Wittgenstein pointed out that actually all the time we are using language within a particular game, that is we know what our language means within the context where we are using it, and on the whole we understand how meaning changes in different contexts. But we do get confused, and if you overheard a snippet of conversation and didn’t realise it was cricket talk you might get the wrong end of the stick. Or if you read a poem and thought it was a historical text, again you would be misunderstanding it. Another way of looking at is this: did you know that the Chinese and the Japanese and I think Korean as well, use the same characters, but give them different meanings?
So how does this help with understanding the Ascension? It relates to all religious language, which is a different language game to any other, but I think this approach is particularly illuminating when we think about the Ascension.
What happens at the Ascension? Jesus goes up to heaven. Sounds a simple sentence, not complex at all. Easy language, we all understand the words. So what does it mean?
Jesus goes up to heaven – OK, he goes. Goes indicates a departure, leaving. So does that mean he has left? He is not here? He is absent? How can it mean that? Here we are, the body of Christ in this place, as Paul says. Jesus said I am the vine, you are the branches. Those two are connected, right? Paul told us we are in Christ as he is in us. And here at the Eucharist we are about to celebrate the presence, the Real Presence of Christ in the bread and the wine. Huh. Not absent at all.
Well let’s move on. Jesus goes – up. Ah. What a problem that tiny word ‘up’ is to us. What do we mean by ‘up’? Not difficult for Luke writing Acts really, as he would have shared the ancient world view of a flat earth, no way could he have realised that we live on a globe. Now we do know this, why do we still say ‘up’? Even if it’s say a space rocket, leaving Houston, we say it is going up. But if you happened to be in Australia at the time, wouldn’t it be going down, for you? If we say ‘The space rocket went up from Houston’ and ‘Jesus went up to heaven’ are those two sentences part of the same language game? No, they are not!
Do you remember the comment supposedly made by the first man in space, Uri Gagarin – who went up, looked around in space and said well, now we know there is no God, because there is nothing here. Actually it may have been Khrushchev who said that. Classic case of mistaking the language game. And so often people’s objections to the idea of God are based on confusion over language games. When we use ‘up’ language for God, we don’t really mean vertical height or altitude.

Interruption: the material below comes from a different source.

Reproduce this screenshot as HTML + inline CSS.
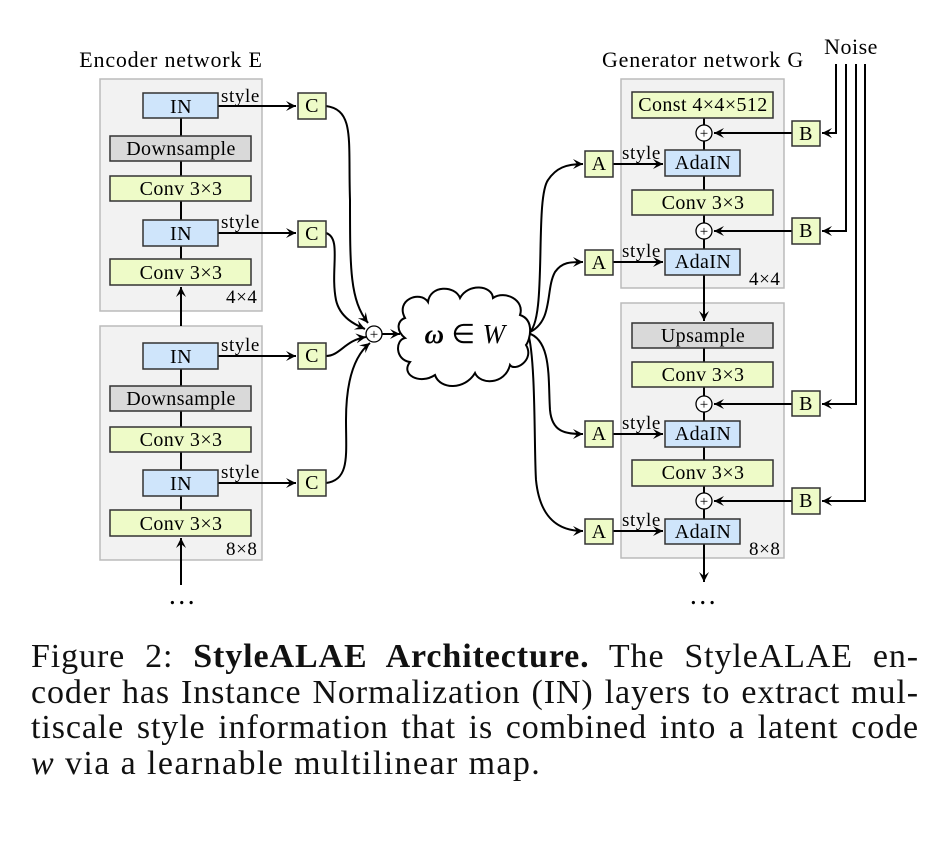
<!DOCTYPE html>
<html><head><meta charset="utf-8"><style>
body{margin:0;background:#fff;width:948px;height:856px;overflow:hidden}
svg{position:absolute;left:0;top:0}
.cap{position:absolute;left:31px;top:639px;width:888px;font-family:'Liberation Serif','Times New Roman',serif;font-size:34px;letter-spacing:0.9px;line-height:35.5px;color:#111}
.cap div{text-align:justify;text-align-last:justify;white-space:nowrap}
.cap div.l{text-align-last:left;letter-spacing:1.4px}
svg text{font-family:'Liberation Serif','Times New Roman',serif}
</style></head><body>
<svg width="948" height="640" viewBox="0 0 948 640" font-size="20" letter-spacing="0.4">
<defs><marker id="ar" markerWidth="12" markerHeight="12" refX="10" refY="6" orient="auto" markerUnits="userSpaceOnUse"><path d="M0,1 L10,6 L0,11 L4,6 Z" fill="#000"/></marker></defs>
<g stroke="#bbb" stroke-width="1.5" fill="#f2f2f2">
<rect x="100" y="79" width="162" height="232"/><rect x="100" y="326" width="162" height="234"/>
<rect x="621" y="79" width="163" height="209"/><rect x="621" y="303" width="163" height="255"/>
</g>
<g fill="none" stroke="#000" stroke-width="2">
<line x1="181" y1="118" x2="181" y2="285"/><line x1="181" y1="326" x2="181" y2="287" marker-end="url(#ar)"/>
<line x1="181" y1="369" x2="181" y2="536"/><line x1="181" y1="585" x2="181" y2="538" marker-end="url(#ar)"/>
<line x1="704" y1="118" x2="704" y2="275"/><line x1="704" y1="275" x2="704" y2="321" marker-end="url(#ar)"/>
<line x1="704" y1="348" x2="704" y2="544"/><line x1="704" y1="544" x2="704" y2="582" marker-end="url(#ar)"/>
<line x1="218" y1="106" x2="296" y2="106" marker-end="url(#ar)"/>
<line x1="218" y1="233" x2="296" y2="233" marker-end="url(#ar)"/>
<line x1="218" y1="356" x2="296" y2="356" marker-end="url(#ar)"/>
<line x1="218" y1="483" x2="296" y2="483" marker-end="url(#ar)"/>
<path d="M326,106 C355,110 348,140 350,200 C350,270 350,300 368,323" marker-end="url(#ar)"/>
<path d="M326,233 C342,238 330,270 336,300 C340,318 356,325 365,329" marker-end="url(#ar)"/>
<path d="M326,356 C340,356 345,340 366,337" marker-end="url(#ar)"/>
<path d="M326,483 C350,480 346,455 346,420 C346,380 355,355 370,343" marker-end="url(#ar)"/>
<line x1="382" y1="334" x2="400" y2="334" marker-end="url(#ar)"/>
<path d="M528,333 C548,325 534,200 548,180 C556,168 566,164 583,164" marker-end="url(#ar)"/>
<path d="M528,333 C554,322 545,290 555,272 C562,262 570,262 583,262" marker-end="url(#ar)"/>
<path d="M528,333 C552,340 548,380 550,410 C552,432 565,434 583,434" marker-end="url(#ar)"/>
<path d="M528,333 C536,360 534,450 536,480 C540,520 560,531 583,531" marker-end="url(#ar)"/>
<line x1="613" y1="164" x2="663" y2="164" marker-end="url(#ar)"/>
<line x1="613" y1="262" x2="663" y2="262" marker-end="url(#ar)"/>
<line x1="613" y1="434" x2="663" y2="434" marker-end="url(#ar)"/>
<line x1="613" y1="531" x2="663" y2="531" marker-end="url(#ar)"/>
<line x1="792" y1="133" x2="714" y2="133" marker-end="url(#ar)"/>
<line x1="792" y1="231" x2="714" y2="231" marker-end="url(#ar)"/>
<line x1="792" y1="404" x2="714" y2="404" marker-end="url(#ar)"/>
<line x1="792" y1="501" x2="714" y2="501" marker-end="url(#ar)"/>
<path d="M836,64 V133 H822" marker-end="url(#ar)"/>
<path d="M846,64 V231 H822" marker-end="url(#ar)"/>
<path d="M856,64 V404 H822" marker-end="url(#ar)"/>
<path d="M865,64 V501 H822" marker-end="url(#ar)"/>
</g>
<g stroke="#333" stroke-width="1.5">
<g fill="#cfe5fb"><rect x="143" y="93" width="75" height="25"/><rect x="143" y="220" width="75" height="26"/><rect x="143" y="343" width="75" height="26"/><rect x="143" y="470" width="75" height="26"/>
<rect x="665" y="150" width="75" height="26"/><rect x="665" y="249" width="75" height="26"/><rect x="665" y="421" width="75" height="26"/><rect x="665" y="519" width="75" height="25"/></g>
<g fill="#d9d9d9"><rect x="110" y="136" width="141" height="25"/><rect x="110" y="386" width="141" height="25"/><rect x="632" y="323" width="141" height="25"/></g>
<g fill="#eefbc8"><rect x="110" y="176" width="141" height="25"/><rect x="110" y="259" width="141" height="26"/><rect x="110" y="427" width="141" height="25"/><rect x="110" y="510" width="141" height="26"/>
<rect x="632" y="92" width="141" height="26"/><rect x="632" y="190" width="141" height="25"/><rect x="632" y="362" width="141" height="25"/><rect x="632" y="460" width="141" height="26"/>
<rect x="298" y="93" width="28" height="26"/><rect x="298" y="221" width="28" height="26"/><rect x="298" y="343" width="28" height="26"/><rect x="298" y="470" width="28" height="26"/>
<rect x="585" y="151" width="28" height="26"/><rect x="585" y="250" width="28" height="25"/><rect x="585" y="421" width="28" height="26"/><rect x="585" y="519" width="28" height="25"/>
<rect x="792" y="121" width="28" height="25"/><rect x="792" y="218" width="28" height="26"/><rect x="792" y="391" width="28" height="25"/><rect x="792" y="488" width="28" height="26"/></g>
</g>
<g fill="#fff" stroke="#000" stroke-width="1.3"><circle cx="374" cy="334" r="8"/><circle cx="704" cy="133" r="8"/><circle cx="704" cy="231" r="8"/><circle cx="704" cy="404" r="8"/><circle cx="704" cy="501" r="8"/></g>
<g font-size="15" text-anchor="middle" letter-spacing="0"><text x="374" y="339">+</text><text x="704" y="138">+</text><text x="704" y="236">+</text><text x="704" y="409">+</text><text x="704" y="506">+</text></g>
<path fill="#fff" stroke="#000" stroke-width="2" d="M405,318 C395,300 420,290 428,302 C430,285 455,285 460,298 C468,283 492,285 493,298 C505,290 525,300 520,315 C535,320 530,340 526,345 C535,360 515,372 510,365 C505,385 480,385 475,373 C465,390 440,390 435,375 C420,385 400,375 410,362 C395,360 395,340 405,338 C395,330 398,320 405,318 Z"/>
<text x="465" y="343" font-size="27" text-anchor="middle"><tspan font-weight="bold" font-style="italic">ω</tspan> ∈ <tspan font-style="italic">W</tspan></text>
<g text-anchor="middle">
<text x="181" y="113">IN</text><text x="181" y="155">Downsample</text><text x="181" y="195">Conv 3×3</text><text x="181" y="240">IN</text><text x="181" y="279">Conv 3×3</text>
<text x="181" y="363">IN</text><text x="181" y="405">Downsample</text><text x="181" y="446">Conv 3×3</text><text x="181" y="490">IN</text><text x="181" y="530">Conv 3×3</text>
<text x="312" y="112">C</text><text x="312" y="240">C</text><text x="312" y="362">C</text><text x="312" y="489">C</text>
<text x="599" y="170">A</text><text x="599" y="269">A</text><text x="599" y="440">A</text><text x="599" y="538">A</text>
<text x="806" y="140">B</text><text x="806" y="237">B</text><text x="806" y="410">B</text><text x="806" y="507">B</text>
<text x="703" y="111">Const 4×4×512</text><text x="703" y="169">AdaIN</text><text x="703" y="209">Conv 3×3</text><text x="703" y="268">AdaIN</text>
<text x="703" y="342">Upsample</text><text x="703" y="381">Conv 3×3</text><text x="703" y="440">AdaIN</text><text x="703" y="479">Conv 3×3</text><text x="703" y="538">AdaIN</text>
<text x="171" y="67" font-size="22" letter-spacing="0.8">Encoder network E</text><text x="703" y="67" font-size="22" letter-spacing="0.8">Generator network G</text><text x="851" y="54" font-size="22" letter-spacing="0.5">Noise</text>
<text x="182" y="604" font-size="28">…</text><text x="703" y="604" font-size="28">…</text>
</g>
<g font-size="19" letter-spacing="0.6"><text x="221" y="102">style</text><text x="221" y="228">style</text><text x="221" y="351">style</text><text x="221" y="478">style</text>
<text x="622" y="159">style</text><text x="622" y="257">style</text><text x="622" y="429">style</text><text x="622" y="526">style</text>
<text x="226" y="303">4×4</text><text x="226" y="555">8×8</text><text x="749" y="285">4×4</text><text x="749" y="555">8×8</text></g>
</svg>
<div class="cap">
<div>Figure 2: <b>StyleALAE Architecture.</b> The StyleALAE en-</div>
<div>coder has Instance Normalization (IN) layers to extract mul-</div>
<div>tiscale style information that is combined into a latent code</div>
<div class="l"><i>w</i> via a learnable multilinear map.</div>
</div>
</body></html>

What comes next: Jesus goes up to heaven. Well Yuri Gagarin probably got this wrong too, if he thought heaven was supposed to be a place that you can travel to. It’s not! It’s not a term to be understood in a similar way to words like Malta; London, Cape Town. Or even Jupiter, Venus. It doesn’t belong in a geographical language game,. So if you ask ‘where is heaven’ in a geography language game the answer has to be ‘nowhere’, as heaven is not a locality, but that doesn’t mean it doesn’t exist. It means you have got your language games in a twist.
Now because ‘up’ and so on can be misleading, some theologians have suggested that we replace those terms with different ones and talk about ‘within’, and ‘depths’, and so on. Change the metaphor. But you still have the same problem. Within is a spatial reference just like up, above etc. Depth is just the opposite of height. The problem is that our language is designed for the physical universe and when we use it to speak of spiritual matters it breaks – it is inadequate, it can’t express those things literally, so we have to use the same words in a different language game. The same characters of the alphabet, but with a different meaning. And we need to understand that the language game has changed, or we will get very confused. Or we might think that religious faith is a load of rubbish, because it doesn’t make sense, we can’t believe it.
So what can we say about the meaning of this sentence, Jesus goes up to heaven. Well, we can think about the other characters in the Bible of whom similar language is used. Elijah, going up to heaven in the whirlwind. Enoch who mysteriously walked with God, and was not – According to Hebrews he was taken up into heaven without going through death. Moses who went up the mountain to meet with God and receive the commandments Jesus went up the mountain and was transfigured. In all these cases we are trying to make the closest possible connections between a person and God, we are putting them in the same category as God, bracketing them together ( I am trying to avoid spatial terms but it is hard). And we use ‘up’ language for God to express our awe, wonder, our smallness compared to God, our reverence and so on. We look up to God as we talk about looking up to people of authority and power. Revelation, meeting with God, is so often expressed in Scripture through ‘up’ language. It almost becomes a code for being with God. Hence heaven must be above us, within this language game.
You can see how hard it is to speak of this stuff without using those spatial metaphors. Maybe that’s one reason why some of the great visionaries and mystics, who had extraordinary experiences of God, refused to speak about them. As soon as you put it into words, it is wrong, misleading, is misunderstood, so better not speak of it. But if we all kept that rule we would have not a Bible, and we couldn’t pass on our faith. It’s OK to use our language, as long as we understand what we are doing. Our language needs to communicate, not confuse – it needs to be a Pentecost experience, not a Tower of Babel one. But this is hard work, it’s not easy. We have to be continually reminding ourselves and others of the language game we are in. As children mature into a more adult faith, we need to teach them that the words we use to express our beliefs have more subtle meanings than they might have thought when they were young. Otherwise, religious talk becomes a stumbling block, a hindrance to faith.
Here endeth the philosophy lesson. And I hope you can spell Wittgenstein, because there might be a test. And for homework – or for your prayers this evening – I want you to reflect on this sentence: ‘Christ is seated at the right hand of God the Father’. Remembering to think about the language game.